__Figure scripts__
— BEGIN —

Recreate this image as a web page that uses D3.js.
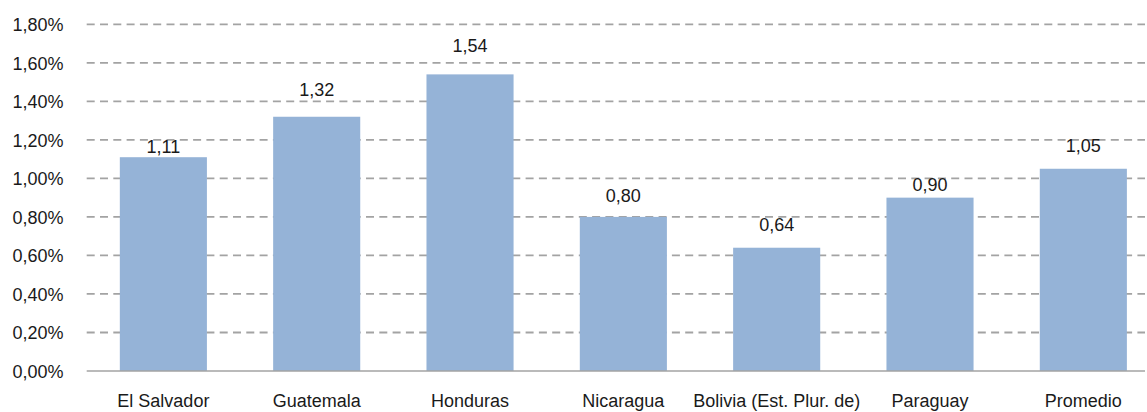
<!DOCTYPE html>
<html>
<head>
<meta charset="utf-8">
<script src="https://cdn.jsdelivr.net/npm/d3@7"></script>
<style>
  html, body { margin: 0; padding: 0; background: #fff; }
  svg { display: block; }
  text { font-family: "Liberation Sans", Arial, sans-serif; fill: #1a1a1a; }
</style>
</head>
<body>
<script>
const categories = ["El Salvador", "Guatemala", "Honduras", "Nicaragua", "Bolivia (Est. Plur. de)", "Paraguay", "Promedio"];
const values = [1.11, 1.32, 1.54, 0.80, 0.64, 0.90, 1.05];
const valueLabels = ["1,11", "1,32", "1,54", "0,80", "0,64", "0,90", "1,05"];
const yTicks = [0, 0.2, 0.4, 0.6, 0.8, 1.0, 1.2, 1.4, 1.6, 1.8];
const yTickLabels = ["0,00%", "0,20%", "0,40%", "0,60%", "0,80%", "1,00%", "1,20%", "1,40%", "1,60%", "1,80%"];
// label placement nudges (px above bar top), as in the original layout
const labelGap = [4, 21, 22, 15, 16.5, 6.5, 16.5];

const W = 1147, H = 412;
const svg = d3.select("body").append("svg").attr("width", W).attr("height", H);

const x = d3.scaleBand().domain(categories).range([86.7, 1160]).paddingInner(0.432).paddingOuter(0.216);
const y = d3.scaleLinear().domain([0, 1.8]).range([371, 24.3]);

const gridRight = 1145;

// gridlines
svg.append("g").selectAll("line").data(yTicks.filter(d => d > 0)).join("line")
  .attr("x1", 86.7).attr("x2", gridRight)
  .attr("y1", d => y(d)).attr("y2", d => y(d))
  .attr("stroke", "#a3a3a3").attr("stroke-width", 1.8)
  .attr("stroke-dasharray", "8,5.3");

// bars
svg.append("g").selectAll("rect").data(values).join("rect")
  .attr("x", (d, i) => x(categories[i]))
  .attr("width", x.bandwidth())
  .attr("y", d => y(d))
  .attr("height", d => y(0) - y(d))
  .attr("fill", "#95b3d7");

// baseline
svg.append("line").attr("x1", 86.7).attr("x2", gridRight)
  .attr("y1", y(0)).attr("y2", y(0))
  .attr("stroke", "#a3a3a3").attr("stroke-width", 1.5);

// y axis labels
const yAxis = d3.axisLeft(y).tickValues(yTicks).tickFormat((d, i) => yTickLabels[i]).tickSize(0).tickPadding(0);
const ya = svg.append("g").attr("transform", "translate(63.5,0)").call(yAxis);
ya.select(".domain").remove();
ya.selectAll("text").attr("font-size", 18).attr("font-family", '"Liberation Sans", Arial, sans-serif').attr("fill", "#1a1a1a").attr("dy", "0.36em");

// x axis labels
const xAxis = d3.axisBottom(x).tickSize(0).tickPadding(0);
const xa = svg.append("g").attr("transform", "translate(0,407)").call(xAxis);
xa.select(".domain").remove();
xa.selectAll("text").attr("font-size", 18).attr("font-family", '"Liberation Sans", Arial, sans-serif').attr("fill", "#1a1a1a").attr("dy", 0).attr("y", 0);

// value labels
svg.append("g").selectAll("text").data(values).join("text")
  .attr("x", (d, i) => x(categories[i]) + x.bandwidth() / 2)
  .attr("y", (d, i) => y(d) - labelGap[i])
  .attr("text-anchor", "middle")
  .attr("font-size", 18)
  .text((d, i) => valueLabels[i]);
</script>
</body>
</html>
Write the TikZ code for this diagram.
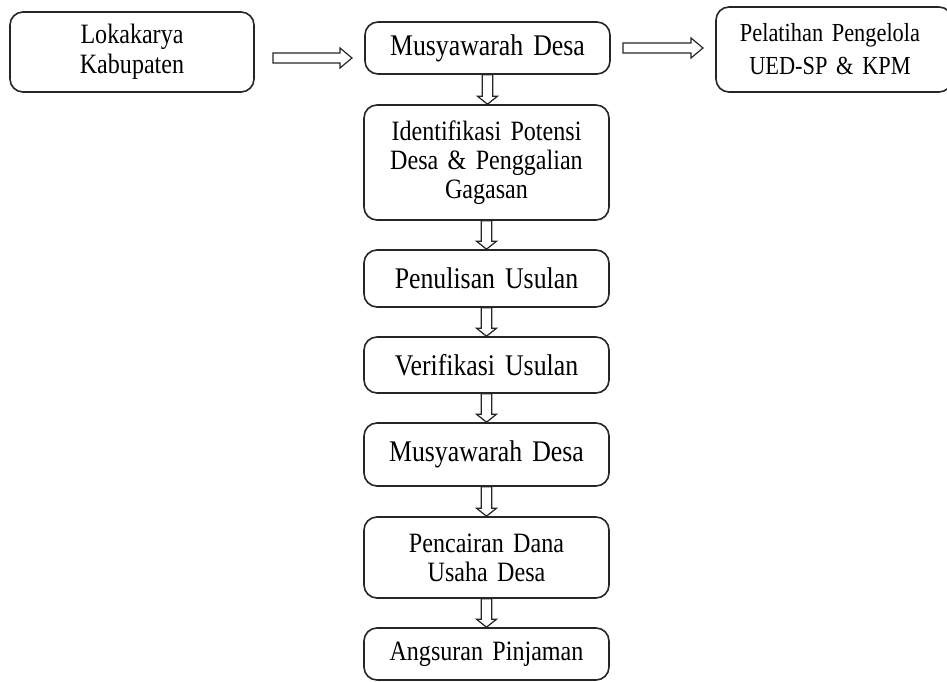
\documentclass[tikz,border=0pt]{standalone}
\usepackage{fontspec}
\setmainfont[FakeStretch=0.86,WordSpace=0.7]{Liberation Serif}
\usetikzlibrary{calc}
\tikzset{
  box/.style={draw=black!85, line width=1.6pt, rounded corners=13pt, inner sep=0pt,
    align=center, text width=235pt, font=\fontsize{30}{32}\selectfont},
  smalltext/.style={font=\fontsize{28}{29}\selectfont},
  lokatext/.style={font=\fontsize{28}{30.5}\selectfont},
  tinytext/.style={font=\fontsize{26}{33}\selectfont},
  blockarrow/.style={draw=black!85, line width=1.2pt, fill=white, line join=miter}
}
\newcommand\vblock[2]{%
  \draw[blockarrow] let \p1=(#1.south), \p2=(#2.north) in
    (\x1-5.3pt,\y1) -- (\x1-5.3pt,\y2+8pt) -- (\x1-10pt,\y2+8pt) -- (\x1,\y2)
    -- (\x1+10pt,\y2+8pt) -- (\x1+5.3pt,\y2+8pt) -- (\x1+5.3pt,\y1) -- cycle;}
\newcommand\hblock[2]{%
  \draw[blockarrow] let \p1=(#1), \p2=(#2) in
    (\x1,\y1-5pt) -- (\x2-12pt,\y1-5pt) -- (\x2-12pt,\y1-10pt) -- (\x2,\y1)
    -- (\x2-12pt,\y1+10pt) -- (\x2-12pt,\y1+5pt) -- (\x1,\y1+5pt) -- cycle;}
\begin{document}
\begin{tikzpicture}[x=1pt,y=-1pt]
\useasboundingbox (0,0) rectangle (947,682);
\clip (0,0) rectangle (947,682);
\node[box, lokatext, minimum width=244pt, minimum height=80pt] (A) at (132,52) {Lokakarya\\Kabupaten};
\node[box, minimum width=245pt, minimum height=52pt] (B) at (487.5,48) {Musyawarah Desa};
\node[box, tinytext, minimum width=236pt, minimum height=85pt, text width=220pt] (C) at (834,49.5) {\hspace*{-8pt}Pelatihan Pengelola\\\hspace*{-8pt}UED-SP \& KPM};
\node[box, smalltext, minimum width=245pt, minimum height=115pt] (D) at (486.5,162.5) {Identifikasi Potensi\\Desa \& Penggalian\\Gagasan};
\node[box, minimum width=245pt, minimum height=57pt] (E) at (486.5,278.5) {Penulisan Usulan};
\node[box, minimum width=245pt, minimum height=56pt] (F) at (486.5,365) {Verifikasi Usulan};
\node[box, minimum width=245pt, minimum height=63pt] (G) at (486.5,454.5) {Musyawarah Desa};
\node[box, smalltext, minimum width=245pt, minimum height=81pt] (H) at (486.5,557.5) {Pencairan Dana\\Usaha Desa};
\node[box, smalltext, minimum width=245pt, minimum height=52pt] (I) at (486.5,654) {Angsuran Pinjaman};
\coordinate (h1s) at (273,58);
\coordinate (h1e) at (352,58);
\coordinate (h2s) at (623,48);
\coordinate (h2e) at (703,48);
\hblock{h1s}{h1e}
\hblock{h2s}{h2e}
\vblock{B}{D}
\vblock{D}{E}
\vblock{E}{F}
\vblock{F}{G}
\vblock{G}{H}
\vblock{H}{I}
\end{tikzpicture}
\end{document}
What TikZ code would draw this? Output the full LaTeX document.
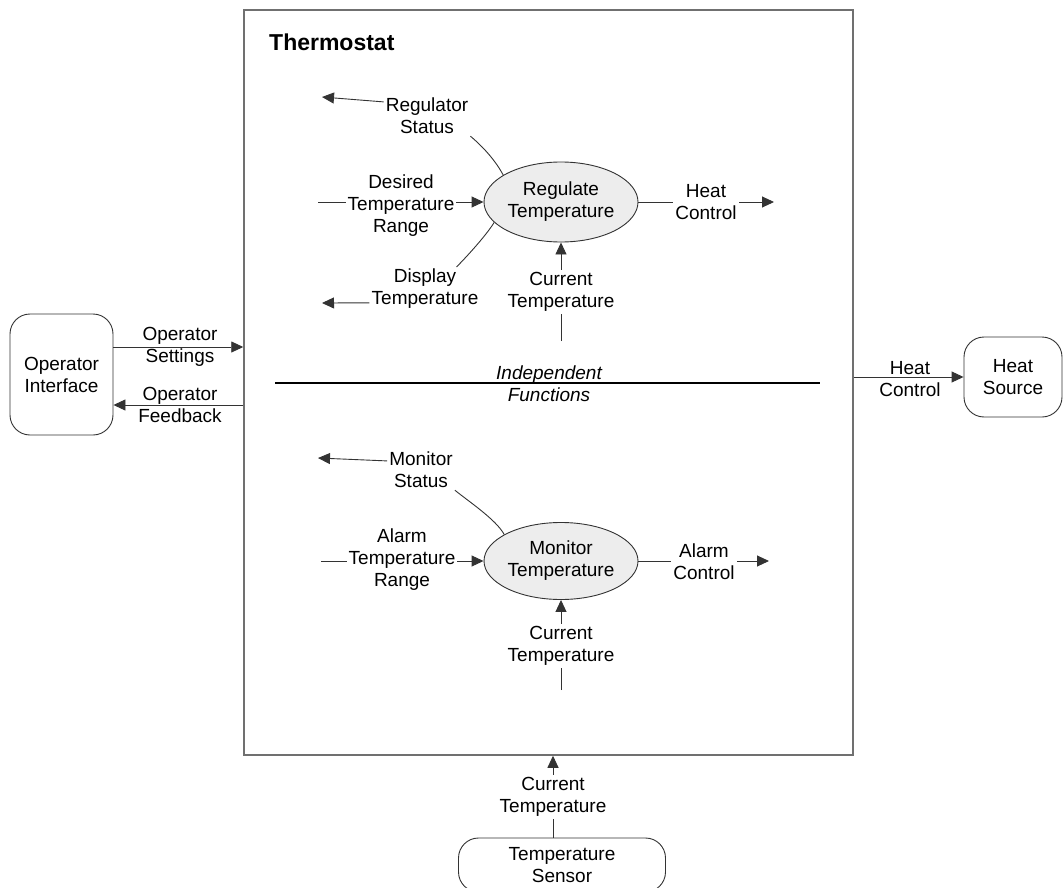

— END —

__Directive__
Print the records above exactly as they stand, but leave out the pictures.

__Response to the exercise__
Recreate this image as a web page that uses D3.js.
<!DOCTYPE html>
<html>
<head>
<meta charset="utf-8">
<script src="https://cdn.jsdelivr.net/npm/d3@7"></script>
<style>
  html, body { margin: 0; padding: 0; background: #fff; }
  svg { display: block; }
  text { font-family: "Liberation Sans", Arial, sans-serif; fill: #1a1a1a; }
</style>
</head>
<body>
<script>
const categories = ["El Salvador", "Guatemala", "Honduras", "Nicaragua", "Bolivia (Est. Plur. de)", "Paraguay", "Promedio"];
const values = [1.11, 1.32, 1.54, 0.80, 0.64, 0.90, 1.05];
const valueLabels = ["1,11", "1,32", "1,54", "0,80", "0,64", "0,90", "1,05"];
const yTicks = [0, 0.2, 0.4, 0.6, 0.8, 1.0, 1.2, 1.4, 1.6, 1.8];
const yTickLabels = ["0,00%", "0,20%", "0,40%", "0,60%", "0,80%", "1,00%", "1,20%", "1,40%", "1,60%", "1,80%"];
// label placement nudges (px above bar top), as in the original layout
const labelGap = [4, 21, 22, 15, 16.5, 6.5, 16.5];

const W = 1147, H = 412;
const svg = d3.select("body").append("svg").attr("width", W).attr("height", H);

const x = d3.scaleBand().domain(categories).range([86.7, 1160]).paddingInner(0.432).paddingOuter(0.216);
const y = d3.scaleLinear().domain([0, 1.8]).range([371, 24.3]);

const gridRight = 1145;

// gridlines
svg.append("g").selectAll("line").data(yTicks.filter(d => d > 0)).join("line")
  .attr("x1", 86.7).attr("x2", gridRight)
  .attr("y1", d => y(d)).attr("y2", d => y(d))
  .attr("stroke", "#a3a3a3").attr("stroke-width", 1.8)
  .attr("stroke-dasharray", "8,5.3");

// bars
svg.append("g").selectAll("rect").data(values).join("rect")
  .attr("x", (d, i) => x(categories[i]))
  .attr("width", x.bandwidth())
  .attr("y", d => y(d))
  .attr("height", d => y(0) - y(d))
  .attr("fill", "#95b3d7");

// baseline
svg.append("line").attr("x1", 86.7).attr("x2", gridRight)
  .attr("y1", y(0)).attr("y2", y(0))
  .attr("stroke", "#a3a3a3").attr("stroke-width", 1.5);

// y axis labels
const yAxis = d3.axisLeft(y).tickValues(yTicks).tickFormat((d, i) => yTickLabels[i]).tickSize(0).tickPadding(0);
const ya = svg.append("g").attr("transform", "translate(63.5,0)").call(yAxis);
ya.select(".domain").remove();
ya.selectAll("text").attr("font-size", 18).attr("font-family", '"Liberation Sans", Arial, sans-serif').attr("fill", "#1a1a1a").attr("dy", "0.36em");

// x axis labels
const xAxis = d3.axisBottom(x).tickSize(0).tickPadding(0);
const xa = svg.append("g").attr("transform", "translate(0,407)").call(xAxis);
xa.select(".domain").remove();
xa.selectAll("text").attr("font-size", 18).attr("font-family", '"Liberation Sans", Arial, sans-serif').attr("fill", "#1a1a1a").attr("dy", 0).attr("y", 0);

// value labels
svg.append("g").selectAll("text").data(values).join("text")
  .attr("x", (d, i) => x(categories[i]) + x.bandwidth() / 2)
  .attr("y", (d, i) => y(d) - labelGap[i])
  .attr("text-anchor", "middle")
  .attr("font-size", 18)
  .text((d, i) => valueLabels[i]);
</script>
</body>
</html>
Write the TikZ code for this diagram.
\documentclass[tikz,border=0pt]{standalone}
\usepackage{fontspec}
\setmainfont[FakeStretch=0.86,WordSpace=0.7]{Liberation Serif}
\usetikzlibrary{calc}
\tikzset{
  box/.style={draw=black!85, line width=1.6pt, rounded corners=13pt, inner sep=0pt,
    align=center, text width=235pt, font=\fontsize{30}{32}\selectfont},
  smalltext/.style={font=\fontsize{28}{29}\selectfont},
  lokatext/.style={font=\fontsize{28}{30.5}\selectfont},
  tinytext/.style={font=\fontsize{26}{33}\selectfont},
  blockarrow/.style={draw=black!85, line width=1.2pt, fill=white, line join=miter}
}
\newcommand\vblock[2]{%
  \draw[blockarrow] let \p1=(#1.south), \p2=(#2.north) in
    (\x1-5.3pt,\y1) -- (\x1-5.3pt,\y2+8pt) -- (\x1-10pt,\y2+8pt) -- (\x1,\y2)
    -- (\x1+10pt,\y2+8pt) -- (\x1+5.3pt,\y2+8pt) -- (\x1+5.3pt,\y1) -- cycle;}
\newcommand\hblock[2]{%
  \draw[blockarrow] let \p1=(#1), \p2=(#2) in
    (\x1,\y1-5pt) -- (\x2-12pt,\y1-5pt) -- (\x2-12pt,\y1-10pt) -- (\x2,\y1)
    -- (\x2-12pt,\y1+10pt) -- (\x2-12pt,\y1+5pt) -- (\x1,\y1+5pt) -- cycle;}
\begin{document}
\begin{tikzpicture}[x=1pt,y=-1pt]
\useasboundingbox (0,0) rectangle (947,682);
\clip (0,0) rectangle (947,682);
\node[box, lokatext, minimum width=244pt, minimum height=80pt] (A) at (132,52) {Lokakarya\\Kabupaten};
\node[box, minimum width=245pt, minimum height=52pt] (B) at (487.5,48) {Musyawarah Desa};
\node[box, tinytext, minimum width=236pt, minimum height=85pt, text width=220pt] (C) at (834,49.5) {\hspace*{-8pt}Pelatihan Pengelola\\\hspace*{-8pt}UED-SP \& KPM};
\node[box, smalltext, minimum width=245pt, minimum height=115pt] (D) at (486.5,162.5) {Identifikasi Potensi\\Desa \& Penggalian\\Gagasan};
\node[box, minimum width=245pt, minimum height=57pt] (E) at (486.5,278.5) {Penulisan Usulan};
\node[box, minimum width=245pt, minimum height=56pt] (F) at (486.5,365) {Verifikasi Usulan};
\node[box, minimum width=245pt, minimum height=63pt] (G) at (486.5,454.5) {Musyawarah Desa};
\node[box, smalltext, minimum width=245pt, minimum height=81pt] (H) at (486.5,557.5) {Pencairan Dana\\Usaha Desa};
\node[box, smalltext, minimum width=245pt, minimum height=52pt] (I) at (486.5,654) {Angsuran Pinjaman};
\coordinate (h1s) at (273,58);
\coordinate (h1e) at (352,58);
\coordinate (h2s) at (623,48);
\coordinate (h2e) at (703,48);
\hblock{h1s}{h1e}
\hblock{h2s}{h2e}
\vblock{B}{D}
\vblock{D}{E}
\vblock{E}{F}
\vblock{F}{G}
\vblock{G}{H}
\vblock{H}{I}
\end{tikzpicture}
\end{document}
What TikZ code would draw this? Output the full LaTeX document.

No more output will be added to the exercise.